We use different systems that are utilized to collect the appropriate data. Locally we can do this via infra-red or Bluetooth. In other applications, for example in the field, the instrument is connected to the DCS system. These field data is analyzed simultaneously, allowing the operator to monitor the valve performance from the control room”.
Regulated vendor list
An important part of Bader’s job is to monitor valve suppliers that are featured on Saudi Aramco’s Approved Manufacturer or Vendor List (AML/AVL). “In order to ensure the quality and integrity – especially of our critical valve park – we maintain a regulated vendor list. The right selection of the supplier is the first step towards an optimized TCO. Of course, we are always open to new suppliers for which we have developed a standardized application procedure via our company website. Our sourcing strategy is dynamic and intended to meet our company’s demand for local suppliers that are close to our operations with their production and assembly facilities. I encourage valve manufacturers to pursue these local opportunities.”
For the more critical applications, there are ample opportunities for existing and potential suppliers through addressing the technical challanges. As Bader has indicated, there are opportunities both in valve and material design/selection and better processing (welding). Also for the actuation part there is room between the current offering and the imaginary ceiling. “Faster (shut off) response times, lower torques that are required and digitalisation are functionalities that are already optimized and could be developed further.”
Focus on gas
Saudi Aramco, owned by the Kingdom of Saudi Arabia, is a fully integrated, global petroleum and chemicals enterprise. The company is the world’s largest integrated oil and gas company.
Saudi Aramco manages proven conventional crude oil and condensate reserves of 260.8 billion barrels. The average daily crude production is 10.2 million barrels per day (bpd), and the company has stewardship of natural gas reserves of 298.7 trillion standard cubic feet (scf)*. (source: Saudi Aramco website) For the near future, Saudi Aramco has stated it aims to double its gas production “This reflects our commitment to introducing new supplies of cleanburning natural gas. These new supplies will help reduce domestic reliance on liquid fuels for power generation, enable increased liquids exports, provide feedstock to petrochemical industries, and reduce carbon emissions,” Amin Nasser, CEO of Aramco said to Reuters news agency.

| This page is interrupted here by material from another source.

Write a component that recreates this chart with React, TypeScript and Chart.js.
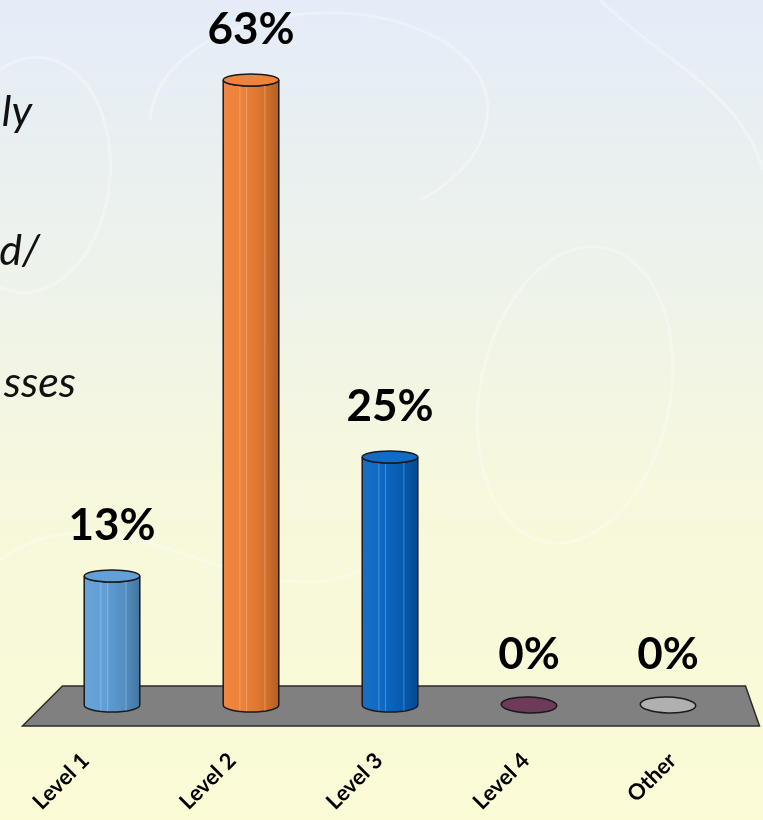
import { useEffect, useRef } from "react";
import { Chart, registerables } from "chart.js";

Chart.register(...registerables);

const categories = ["Level 1", "Level 2", "Level 3", "Level 4", "Other"];
const values = [13, 63, 25, 0, 0];
const valueLabels = ["13%", "63%", "25%", "0%", "0%"];
const barColors = ["#5b9bd5", "#ed7d31", "#0563c1", "#6e3a5a", "#b0b0b0"];
const sideTexts = ["ly", "d/", "sses"];

function shade(hex: string, amt: number): string {
  const n = parseInt(hex.slice(1), 16);
  let r = (n >> 16) & 255, g = (n >> 8) & 255, b = n & 255;
  if (amt >= 0) {
    r = r + (255 - r) * amt; g = g + (255 - g) * amt; b = b + (255 - b) * amt;
  } else {
    r = r * (1 + amt); g = g * (1 + amt); b = b * (1 + amt);
  }
  return `rgb(${Math.round(r)},${Math.round(g)},${Math.round(b)})`;
}

const backgroundPlugin = {
  id: "bgSlide",
  beforeDraw(chart: any) {
    const { ctx, width, height } = chart;
    ctx.save();
    const g = ctx.createLinearGradient(0, 0, 0, height);
    g.addColorStop(0, "#e4ecf8");
    g.addColorStop(0.35, "#eef3ea");
    g.addColorStop(0.6, "#f7f8dc");
    g.addColorStop(1, "#fbfbd6");
    ctx.fillStyle = g;
    ctx.fillRect(0, 0, width, height);
    // faint swirls
    ctx.strokeStyle = "rgba(255,255,255,0.3)";
    ctx.lineWidth = 3;
    ctx.beginPath();
    ctx.ellipse(30, 175, 80, 118, 0.1, 0, Math.PI * 2);
    ctx.stroke();
    ctx.beginPath();
    ctx.moveTo(150, 120);
    ctx.bezierCurveTo(160, 20, 330, -10, 420, 30);
    ctx.bezierCurveTo(520, 70, 500, 160, 420, 200);
    ctx.stroke();
    ctx.beginPath();
    ctx.ellipse(575, 395, 95, 150, 0.2, 0, Math.PI * 2);
    ctx.stroke();
    ctx.beginPath();
    ctx.moveTo(0, 560);
    ctx.bezierCurveTo(120, 470, 260, 640, 380, 560);
    ctx.stroke();
    ctx.beginPath();
    ctx.moveTo(600, 0);
    ctx.bezierCurveTo(660, 60, 740, 90, 763, 170);
    ctx.stroke();
    // cut-off slide text at left
    ctx.fillStyle = "#111";
    ctx.font = 'italic 43px "Lato"';
    ctx.textAlign = "right";
    ctx.textBaseline = "alphabetic";
    const ends = [32, 40, 76];
    const bases = [126, 265, 397];
    sideTexts.forEach((t, i) => ctx.fillText(t, ends[i], bases[i]));
    ctx.restore();
  },
  beforeDatasetsDraw(chart: any) {
    const { ctx, chartArea } = chart;
    const base = chart.scales.y.getPixelForValue(0);
    ctx.save();
    ctx.beginPath();
    ctx.moveTo(chartArea.left + 20, base - 19);
    ctx.lineTo(chartArea.right + 8, base - 19);
    ctx.lineTo(chartArea.right + 22, base + 21);
    ctx.lineTo(chartArea.left - 20, base + 21);
    ctx.closePath();
    ctx.fillStyle = "#808080";
    ctx.fill();
    ctx.strokeStyle = "#2b2b2b";
    ctx.lineWidth = 1.5;
    ctx.stroke();
    ctx.restore();
  },
  afterDatasetsDraw(chart: any) {
    const { ctx, chartArea } = chart;
    const meta = chart.getDatasetMeta(0);
    const xs = chart.scales.x;
    const mid = (chartArea.left + chartArea.right) / 2;
    ctx.save();
    meta.data.forEach((bar: any, i: number) => {
      const x = bar.x;
      const top = bar.y;
      const base = bar.base;
      const rx = bar.width / 2;
      const color = barColors[i];
      ctx.strokeStyle = "#1a1a1a";
      ctx.lineWidth = 1.5;
      if (base - top < 1) {
        ctx.beginPath();
        ctx.ellipse(x, base, rx, 8, 0.03, 0, Math.PI * 2);
        ctx.fillStyle = color;
        ctx.fill();
        ctx.stroke();
      } else {
        const ry = 6;
        const g = ctx.createLinearGradient(x - rx, 0, x + rx, 0);
        g.addColorStop(0, shade(color, 0.08));
        g.addColorStop(0.35, shade(color, 0.04));
        g.addColorStop(0.75, shade(color, -0.1));
        g.addColorStop(1, shade(color, -0.25));
        ctx.beginPath();
        ctx.moveTo(x - rx, top);
        ctx.lineTo(x - rx, base);
        ctx.ellipse(x, base, rx, ry + 1, 0, Math.PI, 0, true);
        ctx.lineTo(x + rx, top);
        ctx.ellipse(x, top, rx, ry, 0, 0, Math.PI, false);
        ctx.closePath();
        ctx.fillStyle = g;
        ctx.fill();
        ctx.stroke();
        // faint vertical highlights
        ctx.strokeStyle = "rgba(255,255,255,0.25)";
        ctx.lineWidth = 1;
        [0.3, 0.42, 0.75].forEach((f) => {
          ctx.beginPath();
          ctx.moveTo(x - rx + f * 2 * rx, top + ry);
          ctx.lineTo(x - rx + f * 2 * rx, base + ry);
          ctx.stroke();
        });
        ctx.beginPath();
        ctx.ellipse(x, top, rx, ry, 0, 0, Math.PI * 2);
        ctx.fillStyle = shade(color, 0.05);
        ctx.fill();
        ctx.strokeStyle = "#1a1a1a";
        ctx.lineWidth = 1.5;
        ctx.stroke();
      }
      // value label
      ctx.fillStyle = "#000";
      ctx.font = 'bold 44px "Lato"';
      ctx.textAlign = "center";
      ctx.textBaseline = "middle";
      ctx.fillText(valueLabels[i], x, top - 50);
    });
    // category labels
    ctx.font = 'bold 22px "Lato"';
    ctx.textAlign = "right";
    ctx.textBaseline = "middle";
    categories.forEach((lab, i) => {
      const tx = xs.getPixelForTick(i);
      const ax = tx + (tx - mid) * 0.056 - 11;
      ctx.save();
      ctx.translate(ax, 757);
      ctx.rotate((-45 * Math.PI) / 180);
      ctx.fillStyle = "#000";
      ctx.fillText(String(lab), 0, 0);
      ctx.restore();
    });
    ctx.restore();
  },
};

export default function App() {
  const ref = useRef<HTMLCanvasElement | null>(null);
  useEffect(() => {
    if (!ref.current) return;
    const chart = new Chart(ref.current, {
      type: "bar",
      data: {
        labels: categories,
        datasets: [
          {
            data: values,
            backgroundColor: "rgba(0,0,0,0)",
            borderWidth: 0,
            barPercentage: 0.4,
            categoryPercentage: 1,
          },
        ],
      },
      options: {
        responsive: false,
        animation: false,
        devicePixelRatio: 1,
        layout: { padding: { left: 42.5, right: 25.5, top: 10.6, bottom: 115 } },
        plugins: { legend: { display: false }, tooltip: { enabled: false } },
        scales: {
          x: { display: false },
          y: { display: false, min: 0, max: 70 },
        },
      },
      plugins: [backgroundPlugin],
    });
    return () => chart.destroy();
  }, []);
  return (
    <div style={{ position: "fixed", left: 0, top: 0, width: 763, height: 820 }}>
      <canvas ref={ref} width={763} height={820} />
    </div>
  );
}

Bader Al-Jarallah is Saudi Aramco’s Valve Engineering Specialist. He works for the Consulting Service Department Piping and Valve Engineering Group. Bader joined Saudi Aramco in 1995 and since then he has dealt with various responsibilities pertaining to valves: valve design, commissioning, operations & maintenance issues.
He served as the Chairman of Valve Engineering Standards Committee as well as a committee member of several engineering valve standards. He has a B.S. in Mechanical Engineering and M.S. in Material Engineering. Bader has achieved several international certificates related to valves. Bader is a member in several international committees and International conferences and has several publications in the area of valves.